What particularly interested me was Skomal’s memory of speaking with Peter Benchley, whose novel had inspired Spielberg’s movie. Benchley expressed serious regrets about the terrible toll the book and movie had taken on sharks.
I had a similar conversation with Benchley in the mid-1980s — still long before great whites were common off Cape Cod — trying to persuade him to write an article for a yachting magazine I had founded. He told me then that, however much he enjoyed the success of Jaws, he hated the shark paranoia it had enflamed and the shark-killing madness that had ensued. “If I had it to do over again,” he told me, “I’d probably write it quite differently today.”
Benchley didn’t get to do that rewrite. He died in 2006. But thanks to scientists like Skomal; shark conservationists including Wendy Benchley, Peter’s wife; and numerous organizations including our own Center for Coastal Studies and Atlantic White Shark Conservancy, there’s a different attitude on the beach today.
When a great white is spotted by a guard, an aircraft, boat, or buoy, people line the sand, staring eagerly into the water for a glimpse.
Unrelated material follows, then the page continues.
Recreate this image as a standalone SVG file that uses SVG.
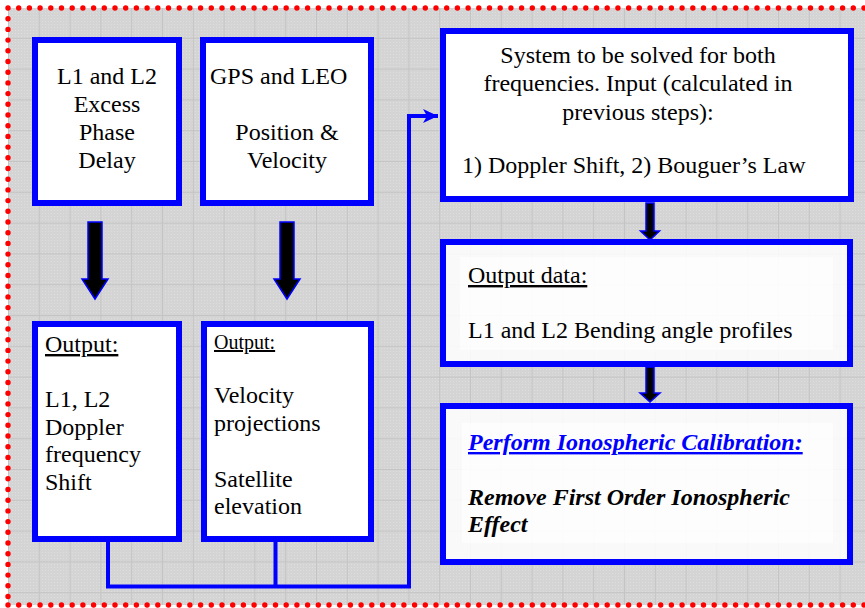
<svg xmlns="http://www.w3.org/2000/svg" width="865" height="608" viewBox="0 0 865 608">
<defs>
<pattern id="fine" width="3" height="3" patternUnits="userSpaceOnUse">
<rect width="3" height="3" fill="#d4d4d4"/>
<rect width="1" height="1" fill="#dedede"/>
</pattern>
<pattern id="grid" x="8" y="7" width="30.8" height="30.8" patternUnits="userSpaceOnUse">
<path d="M0 0.5 H30.8 M0.5 0 V30.8" stroke="#c4c4c4" stroke-width="1" fill="none"/>
</pattern>
<path id="fat" d="M -7 0 H 7 V 57 H 13 L 0 77 L -13 57 H -7 Z"/>
<marker id="ah" markerWidth="16" markerHeight="16" refX="15" refY="8" orient="auto" markerUnits="userSpaceOnUse">
<path d="M0 1 L15 8 L0 15 L4 8 Z" fill="#0000ff"/>
</marker>
</defs>
<style>
.box{fill:#ffffff;stroke:#0000ff;stroke-width:6}
.box2{fill:#ffffff;fill-opacity:0.85;stroke:#0000ff;stroke-width:6}
.inner{fill:#ffffff;fill-opacity:0.6}
.fat{fill:#000000;stroke:#0000ff;stroke-width:1.5}
.conn{fill:none;stroke:#0000ff;stroke-width:4}
.dots{stroke:#ff0000;stroke-width:5.4;stroke-linecap:round;stroke-dasharray:0 10.7;fill:none}
text{font-family:"Liberation Serif","Times New Roman",serif;font-size:24px;fill:#000000}
.c{text-anchor:middle}
.u{text-decoration:underline}
.bi{font-weight:bold;font-style:italic}
</style>
<rect x="0" y="0" width="865" height="608" fill="#ffffff"/>
<rect x="8" y="8" width="857" height="597" fill="url(#fine)"/>
<rect x="8" y="8" width="857" height="597" fill="url(#grid)"/>
<path class="dots" d="M8 8 H865 M8 8 V605 M8 605 H865"/>

<g id="connectors">
<polyline class="conn" points="108,542 108,586.5 409,586.5 409,116 438,116" marker-end="url(#ah)"/>
<line class="conn" x1="275.5" y1="542" x2="275.5" y2="586.5"/>
<use href="#fat" class="fat" transform="translate(95,222)"/>
<use href="#fat" class="fat" transform="translate(287,222)"/>
<path class="fat" d="M646 203 H654 V231 H659.5 L650 240 L640.5 231 H646 Z"/>
<path class="fat" d="M646 367 H654 V393 H660 L650 402 L640 393 H646 Z"/>
</g>

<g id="node-excess">
<rect class="box" x="35" y="40" width="144" height="163"/>
<text class="c" x="107" y="84">L1 and L2</text>
<text class="c" x="107" y="112">Excess</text>
<text class="c" x="107" y="140">Phase</text>
<text class="c" x="107" y="168">Delay</text>
</g>

<g id="node-gps">
<rect class="box" x="203" y="40" width="168" height="163"/>
<text x="210" y="84">GPS and LEO</text>
<text class="c" x="287" y="140">Position &amp;</text>
<text class="c" x="287" y="168">Velocity</text>
</g>

<g id="node-doppler">
<rect class="box" x="35" y="324" width="144" height="215"/>
<text class="u" x="45" y="352">Output:</text>
<text x="45" y="407">L1, L2</text>
<text x="45" y="435">Doppler</text>
<text x="45" y="462">frequency</text>
<text x="45" y="490">Shift</text>
</g>

<g id="node-velocity">
<rect class="box" x="204" y="324" width="167" height="215"/>
<text class="u" x="214" y="349" style="font-size:20px">Output:</text>
<text x="214" y="403">Velocity</text>
<text x="214" y="431">projections</text>
<text x="214" y="487">Satellite</text>
<text x="214" y="514">elevation</text>
</g>

<g id="node-system">
<rect class="box" x="443" y="31" width="408" height="168"/>
<text class="c" x="638" y="63">System to be solved for  both</text>
<text class="c" x="638" y="91">frequencies. Input (calculated in</text>
<text class="c" x="638" y="120">previous steps):</text>
<text x="462" y="173">1) Doppler Shift, 2) Bouguer’s Law</text>
</g>

<g id="node-bending">
<rect class="box2" x="443" y="242" width="407" height="122"/>
<rect class="inner" x="460" y="257" width="373" height="93"/>
<text class="u" x="468" y="283">Output data:</text>
<text x="468" y="338">L1 and L2 Bending angle profiles</text>
</g>

<g id="node-iono">
<rect class="box2" x="443" y="406" width="407" height="156"/>
<rect class="inner" x="462" y="423" width="371" height="120"/>
<text class="bi u" x="468" y="450" style="fill:#0000ff">Perform Ionospheric Calibration:</text>
<text class="bi" x="468" y="505">Remove First Order Ionospheric</text>
<text class="bi" x="468" y="532">Effect</text>
</g>
</svg>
We’ve gone full circle from an era of gratuitous fear, felt at a time when sharks were not even common off Cape Cod, to curiosity about and appreciation of this extraordinary animal with whom we now share our ocean.
In a summer marked by lethal wildfires, choking smoke, lobsters dying in the overheated Gulf of Maine, and the scary reality of declining numbers of right whales, striped bass, and birds, the story of the Atlantic great white shark provides an example of how, with good science, willpower, and timely action, we can overcome even the scariest things happening in our world.